Invictus de Clint Eastwood et le don de soi
Synopsis: "En 1994, l'élection de Nelson Mandela consacre la fin de l'Apartheid,
mais l'Afrique du Sud reste une nation profondément divisée sur le plan
racial et économique. Pour unifier le pays et donner à chaque citoyen
un motif de fierté, Mandela mise sur le sport, et fait cause commune
avec le capitaine de la modeste équipe de rugby sud-africaine. Leur
pari : se présenter au Championnat du Monde 1995."
Fort et émouvant comme un Clint. Des plans saisissants, une bande originale inspirée.
Un film historique à voir plus pour le témoignage qu'il apporte que pour l'intrigue intrinsèque qui nous est familière. Familière ... et pourtant, avant d'entreprendre des études de lettres et civilisation Anglo-Saxonnes avais-je la moindre notion du fait que l'apartheid avait perduré aussi longtemps en Afrique du Sud? Je n'en suis pas du tout sûre. A quoi étais-je occupée en ce mois de juin 95 qui fit la liesse de ce pays uni dans le sport? Je potassais le curriculum imposé pour décrocher le bac en juillet. Je connaissais mes conjugaisons espagnoles, Hamlet, Jekyll, Hyde et Dorian Gray. J'avais de bonnes notions en histoire et en géo, je me débrouillais en maths et en sciences et j'ai eu le bac mention AB, mais je n'aurais pas pu en dire long sur Mandela.

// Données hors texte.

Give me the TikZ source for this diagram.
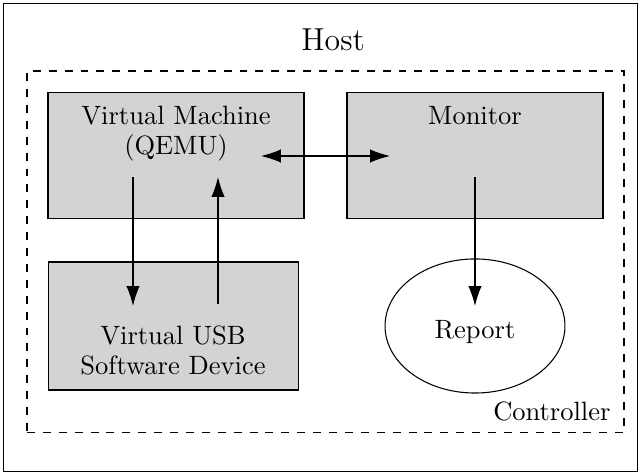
\documentclass[tikz,border=0pt]{standalone}
\usetikzlibrary{arrows.meta,shapes.geometric}
\definecolor{boxgray}{RGB}{211,211,211}
\begin{document}
\begin{tikzpicture}[x=0.3774pt,y=-0.3774pt,
  box/.style={draw, fill=boxgray, line width=0.4pt, inner sep=0pt},
  arr/.style={-{Latex[length=7.5pt,width=5pt]}, line width=0.4pt},
  darr/.style={{Latex[length=7.5pt,width=5pt]}-{Latex[length=7.5pt,width=5pt]}, line width=0.4pt},
  lbl/.style={inner sep=0pt, align=center, font=\fontsize{10}{11.6}\selectfont}]
\useasboundingbox (0,0) rectangle (641,475);
\node[draw, line width=0.4pt, inner sep=0pt, minimum width=239.6pt, minimum height=176.9pt] (hostbox) at (320.5,237.5) {};
\node[lbl, anchor=base, font=\large] (host) at (333,51) {Host};
\node[draw, dashed, line width=0.4pt, inner sep=0pt, minimum width=225.3pt, minimum height=136.6pt] (ctrlbox) at (325.5,252) {};
\node[lbl, anchor=base east] (ctrl) at (611,421) {Controller};
\node[box, minimum width=96.6pt, minimum height=47.9pt] (vmbox) at (176,155.5) {};
\node[lbl, anchor=base] (vm) at (176,155) {Virtual Machine\\(QEMU)};
\node[box, minimum width=96.6pt, minimum height=47.9pt] (monbox) at (475,155.5) {};
\node[lbl, anchor=base] (mon) at (475,125) {Monitor};
\node[box, minimum width=94.7pt, minimum height=48.3pt] (usbbox) at (173.5,326) {};
\node[lbl, anchor=base] (usb) at (173,375) {Virtual USB\\Software Device};
\node[draw, ellipse, line width=0.4pt, inner sep=0pt, minimum width=67.9pt, minimum height=50.6pt] (rep) at (475,326) {};
\node[lbl, anchor=base] (reptxt) at (475,339) {Report};
\coordinate (vmA) at (133,177);
\coordinate (usbA) at (133,306);
\coordinate (usbB) at (218,304);
\coordinate (vmB) at (218,177);
\coordinate (vmC) at (261,156);
\coordinate (monC) at (390,156);
\coordinate (monD) at (475,177);
\coordinate (repD) at (475,306);
\draw[arr] (vmA) -- (usbA);
\draw[arr] (usbB) -- (vmB);
\draw[darr] (vmC) -- (monC);
\draw[arr] (monD) -- (repD);
\end{tikzpicture}
\end{document}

Et aujourd'hui ... entre ma routine maternelle, mes passe-temps dévorants, mes grandes joies, petits tracas et autres mouvements d'ailes, à quelles autres réalités suis-je en train de tourner le dos? Lorsque je regarde autour de moi ici, là-bas ou fort fort loin où la terre a tremblé, j'ai conscience d'avoir été privilégiée par le sort. Née au bon moment au bon endroit. Ça tient à pas grand chose. Maillon chanceux du tissu humain. Touchée par ce film (et le récent visionnage de Slumdog Millionnaire aussi), affligée par Haïti, inspirée par Etolane, je voudrais tisser mon humanité au reste du monde en ouvrant un peu plus les yeux et en faisant place à la compassion. Un don pour les autres, mais aussi pour moi, un don pour faire grandir. Je songe à reprendre le programme de parrainage auquel j'avais participé il y a quelques années. Il me faut relativiser la somme et me décider entre les différents organismes. Nous n'avons pas grand chose mais comparés à d'autres nous sommes des rois.
INVICTUS, Henley
Out of the night that covers me,
Black as the pit from pole to pole,
I thank whatever gods may be
For my unconquerable soul.
In the fell clutch of circumstance
I have not winced nor cried aloud.
Under the bludgeonings of chance
My head is bloody, but unbow'd.
Beyond this place of wrath and tears
Looms but the Horror of the shade,
And yet the menace of the years
Finds and shall find me unafraid.
It matters not how strait the gate,
How charged with punishments the scroll,
I am the master of my fate:
I am the captain of my soul.
***
Dans la nuit qui m'environne,
Dans les ténèbres qui m'enserrent,
Je loue les Dieux qui me donnent
Une âme, à la fois noble et fière.
Prisonnier de ma situation,
Je n'ai pas gémi ni pleuré.
Meurtri par les tribulations,
Je suis debout bien que blessé.
En ce lieu d'opprobres et de pleurs,
Je ne vois qu'horreur et ombres
Les années s'annoncent sombres
Mais je ne connaîtrai pas la peur.
Aussi étroit soit le chemin,
Bien qu'on m'accuse et qu'on me blâme
Je suis le maître de mon destin,
Le capitaine de mon âme.
Je songe à mes élèves de collège qui, il y a 3 ou 4 ans, découvraient ce fait historique et ne pouvaient y croire. Après de longs mois épuisants d'humeurs adolescentes assassines et revêches dans une ambiance explosive qui m'usait dans cet établissement difficile, je me souviens de leur soudain intérêt pour cette séquence de cours concernant l'Afrique du Sud, des recherches entreprises et leurs exposés. Je me demande si aujourd'hui, au seuil de leur majorité (que j'abordai moi même insouciante du reste du monde lors de cette coupe de 1995) ils auront relevé la sortie de ce film et se seront rappelés les heures de cours où nous avions évoqué ce match historique du 24 juin 1995.